Perform distributed training across multiple DSW instances using instance interconnection.
Prerequisites
-
Create multiple instances from a general computing resource group or Lingjun resource group in the same VPC.
-
Set the Internet access gateway for the resource group to Private Gateway.
-
Place all instances in the same cluster. Lingjun instances and general computing resource instances cannot interconnect.
-
Some instance types support Remote Direct Memory Access (RDMA) or enhanced RDMA (eRDMA). For more information, see Default variables (pre-configured by the platform) and Limitations.
DSW and DLC provide the same RDMA/eRDMA features. For more information, see the DLC documentation.
Key features
-
DSW provides pre-configured, high-performance network environment variables optimized for different resources and network architectures.
-
For Lingjun resource instances, see Default variables (pre-configured by the platform).
-
For general computing resource instances, see Platform-preconfigured environment variables.
-
-
Use RDMA/eRDMA for interconnection on nodes that support it.
-
Interconnect instances using their instance IDs as DNS domain names.

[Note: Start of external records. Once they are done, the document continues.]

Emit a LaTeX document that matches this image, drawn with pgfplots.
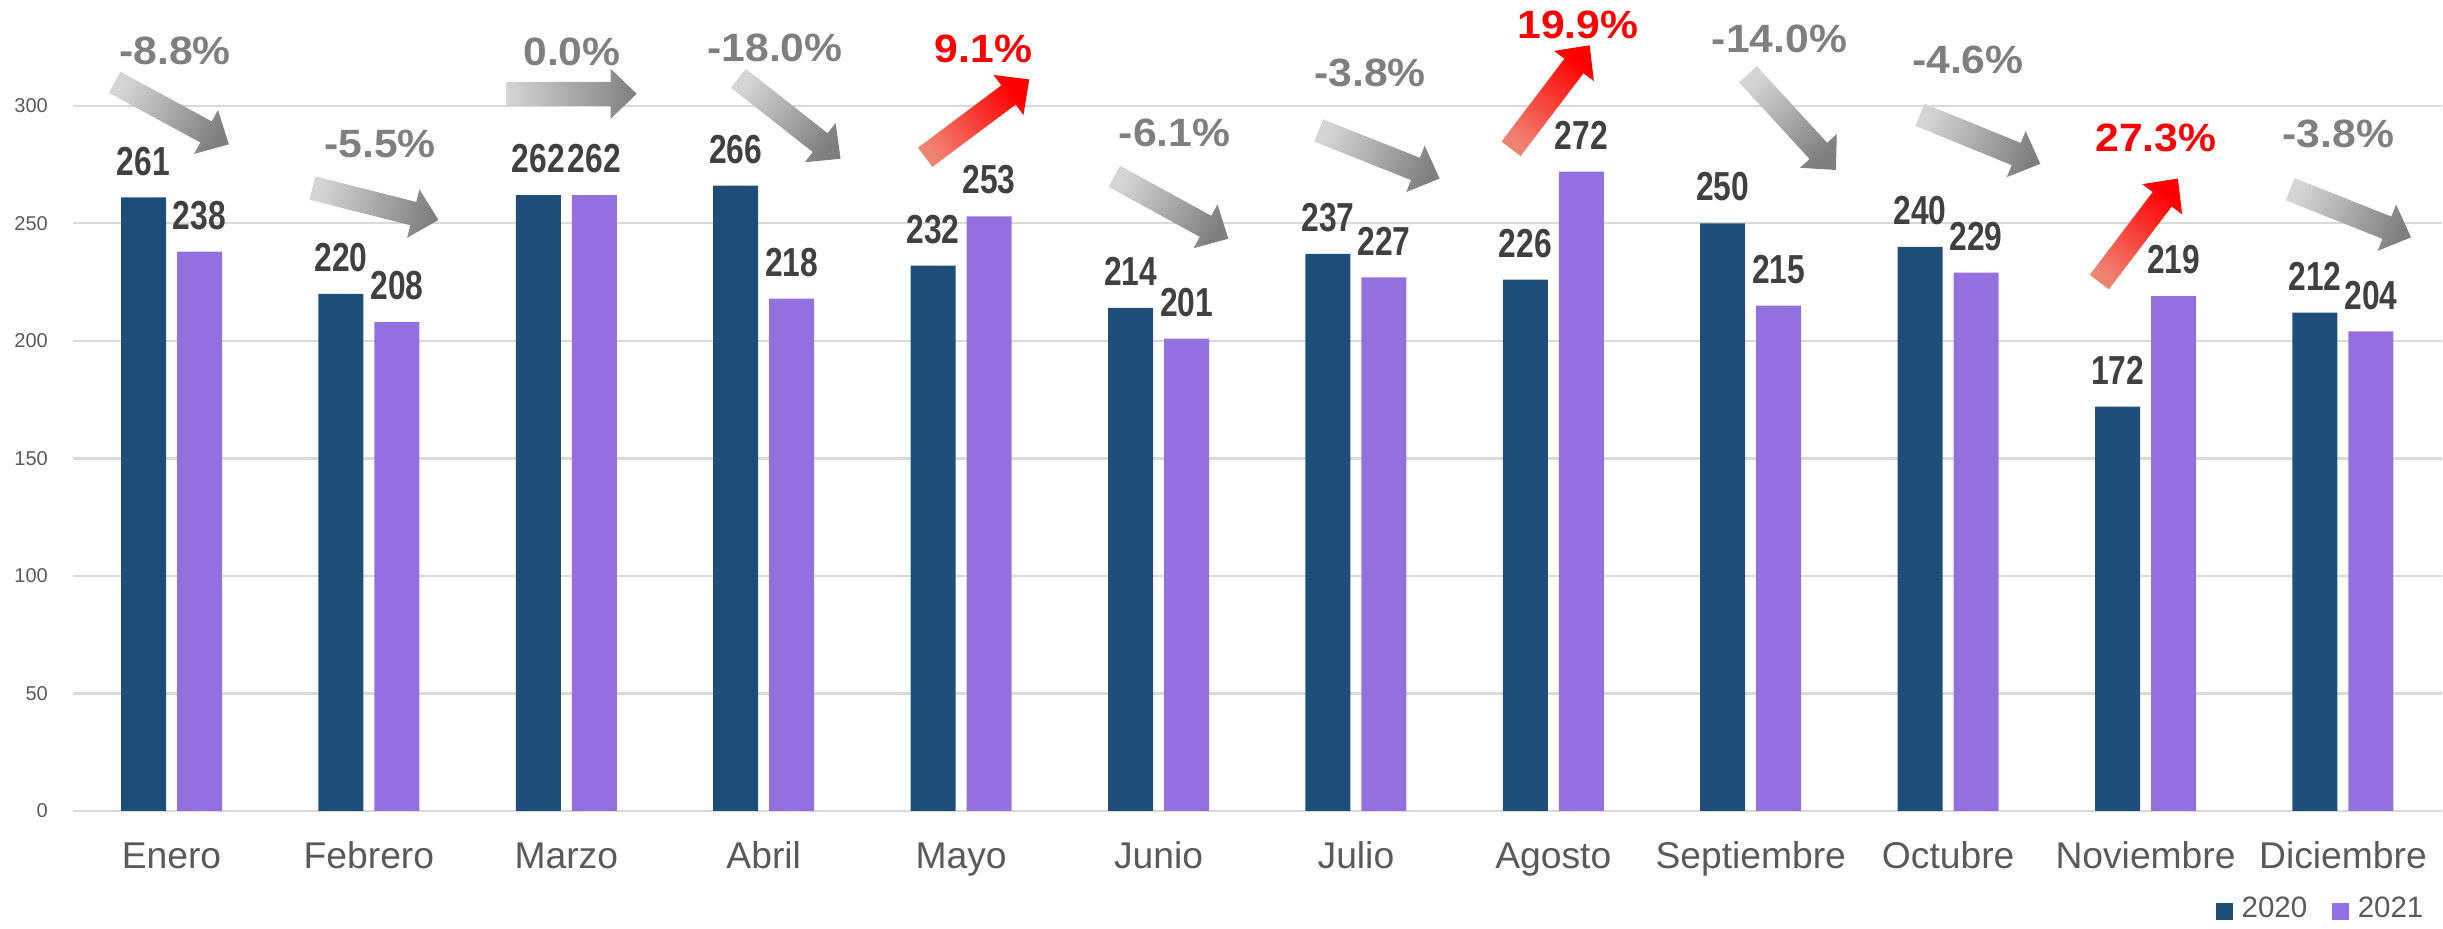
\documentclass[border=0pt]{standalone}
\usepackage{fontspec}
\setmainfont{Liberation Sans}
\newfontfamily\lblfont{Liberation Sans}[FakeStretch=0.785]
\newfontfamily\pctfont{Liberation Sans}[FakeStretch=1.08]
\usepackage{pgfplots}
\pgfplotsset{compat=1.18}

\definecolor{c2020}{HTML}{1F4E79}
\definecolor{c2021}{HTML}{9370DE}
\definecolor{gridc}{HTML}{D9D9D9}
\definecolor{txt}{HTML}{595959}
\definecolor{lbl}{HTML}{404040}
\definecolor{pctg}{HTML}{7F7F7F}
\definecolor{pctr}{HTML}{FF0000}
\definecolor{argl}{HTML}{D4D4D4}
\definecolor{argd}{HTML}{7F7F7F}
\definecolor{arrl}{HTML}{F08272}
\definecolor{arrd}{HTML}{FF0000}

% trend arrow: tail x, tail y (axis cs), angle, tail colour, head colour
\newcommand{\trendarrow}[5]{%
  \shade[shift={(axis cs:#1,#2)}, rotate=#3, shading=axis,
    bottom color=#4, top color=#5, shading angle=#3-90]
    (0pt,-2.4pt) -- (20.8pt,-2.4pt) -- (20.8pt,-5pt) -- (26pt,0pt)
    -- (20.8pt,5pt) -- (20.8pt,2.4pt) -- (0pt,2.4pt) -- cycle;}
% percentage label: x, y (baseline), colour, text
\newcommand{\pct}[4]{%
  \node[anchor=base, inner sep=0pt, text=#3,
    font={\pctfont\bfseries\fontsize{7.9}{9}\selectfont}] at (axis cs:#1,#2) {#4};}

\begin{document}
\begin{tikzpicture}
\begin{axis}[
    scale only axis, width=473.8pt, height=162.1pt,
    xmin=-0.5, xmax=11.5, ymin=0, ymax=344.8,
    clip=false,
    ybar=2.2pt, bar width=9pt,
    axis line style={draw=none},
    major tick length=0pt,
    ytick={0,50,...,300},
    ymajorgrids, grid style={gridc, line width=0.45pt},
    xtick={0,...,11},
    xticklabels={Enero,Febrero,Marzo,Abril,Mayo,Junio,Julio,Agosto,Septiembre,Octubre,Noviembre,Diciembre},
    xticklabel style={font=\fontsize{7.45}{9}\selectfont, text=txt, anchor=base, inner sep=0pt, yshift=-11.5pt},
    yticklabel style={font=\fontsize{4}{5}\selectfont, text=txt, anchor=east, inner sep=0pt, xshift=-4.8pt},
    /pgf/number format/assume math mode=true,
    nodes near coords,
    every node near coord/.append style={font={\lblfont\bfseries\fontsize{8.1}{9}\selectfont},
      text=lbl, inner sep=0pt, anchor=south, yshift=4.2pt},
    legend columns=2,
    legend style={at={(0.9923,-0.1401)}, anchor=south east, draw=none, fill=none,
      font=\fontsize{5.9}{7}\selectfont, text=txt, inner sep=0pt, outer sep=0pt,
      nodes={inner sep=0pt}, column sep=1.7pt,
      /tikz/every even column/.append style={column sep=5pt}},
    legend image code/.code={\fill[#1] (0pt,-1.9pt) rectangle (3.4pt,1.5pt);},
  ]
  \addplot[fill=c2020, draw=none] coordinates {
    (0,261) (1,220) (2,262) (3,266) (4,232) (5,214)
    (6,237) (7,226) (8,250) (9,240) (10,172) (11,212)};
  \addlegendentry{2020}
  \addplot[fill=c2021, draw=none] coordinates {
    (0,238) (1,208) (2,262) (3,218) (4,253) (5,201)
    (6,227) (7,272) (8,215) (9,229) (10,219) (11,204)};
  \addlegendentry{2021}

  \trendarrow{-0.288}{310.0}{-28.5}{argl}{argd}
  \trendarrow{0.714}{265.0}{-14.2}{argl}{argd}
  \trendarrow{1.698}{305.1}{0}{argl}{argd}
  \trendarrow{2.872}{311.7}{-38.2}{argl}{argd}
  \trendarrow{3.818}{278.1}{36.8}{arrl}{arrd}
  \trendarrow{4.776}{270.0}{-28.7}{argl}{argd}
  \trendarrow{5.812}{289.5}{-21.7}{argl}{argd}
  \trendarrow{6.786}{281.7}{52.8}{arrl}{arrd}
  \trendarrow{7.986}{313.4}{-47.4}{argl}{argd}
  \trendarrow{8.857}{296.2}{-22.2}{argl}{argd}
  \trendarrow{9.766}{225.0}{52.8}{arrl}{arrd}
  \trendarrow{10.733}{264.5}{-21.7}{argl}{argd}

  \pct{0.018}{317.4}{pctg}{-8.8\%}
  \pct{1.056}{278.1}{pctg}{-5.5\%}
  \pct{2.029}{317.1}{pctg}{0.0\%}
  \pct{3.057}{318.8}{pctg}{-18.0\%}
  \pct{4.113}{318.5}{pctr}{9.1\%}
  \pct{5.082}{282.8}{pctg}{-6.1\%}
  \pct{6.071}{308.2}{pctg}{-3.8\%}
  \pct{7.125}{328.8}{pctr}{19.9\%}
  \pct{8.146}{322.5}{pctg}{-14.0\%}
  \pct{9.100}{313.9}{pctg}{-4.6\%}
  \pct{10.052}{280.7}{pctr}{27.3\%}
  \pct{10.977}{282.4}{pctg}{-3.8\%}

  \path (axis cs:-0.8688,344.8) rectangle (axis cs:11.507,-49.99);
\end{axis}
\end{tikzpicture}
\end{document}
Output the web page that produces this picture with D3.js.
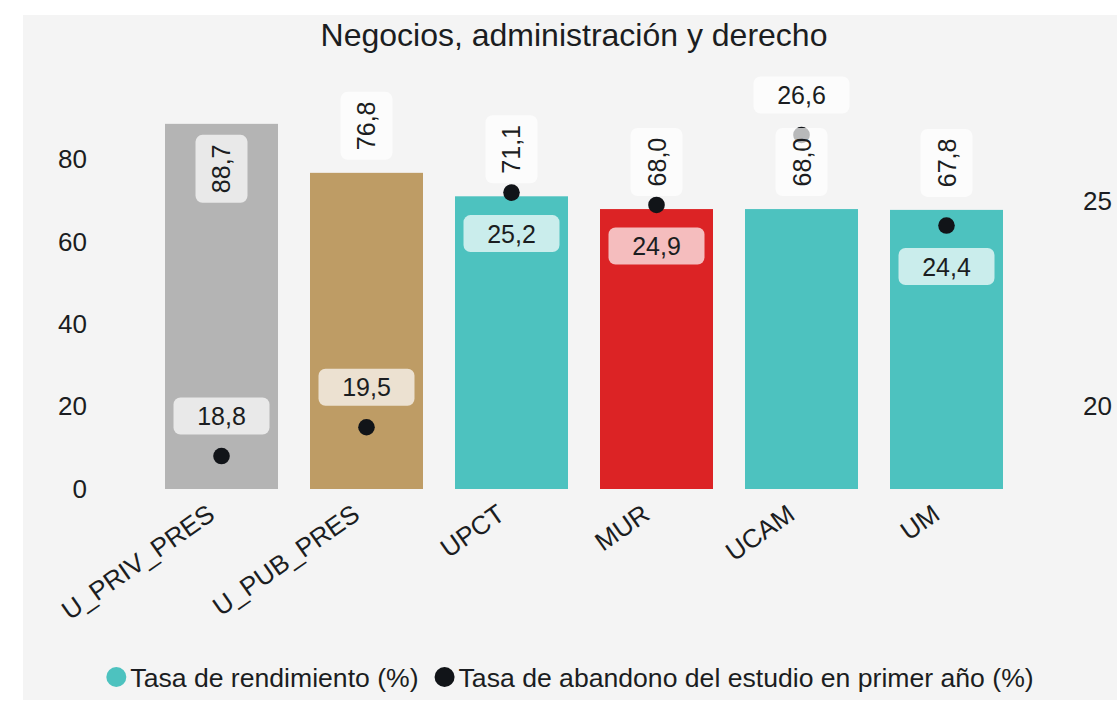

These features enable distributed task development and debugging across multiple machines and GPUs.
Steps
-
Use DSW instance cloning to start the required number of instances with identical environments.
-
(Optional) Install the RDMA/eRDMA library.
-
For Lingjun resources, use an image that contains RDMA. For more information, see Configure an image.
-
For general computing resources, follow the instructions in Install eRDMA library.
-
-
Test network connectivity by running
pingwith the target instance ID. For example:ping dsw-l28wnjdlyzj*********. -
Configure and debug distributed tasks using your chosen distributed framework.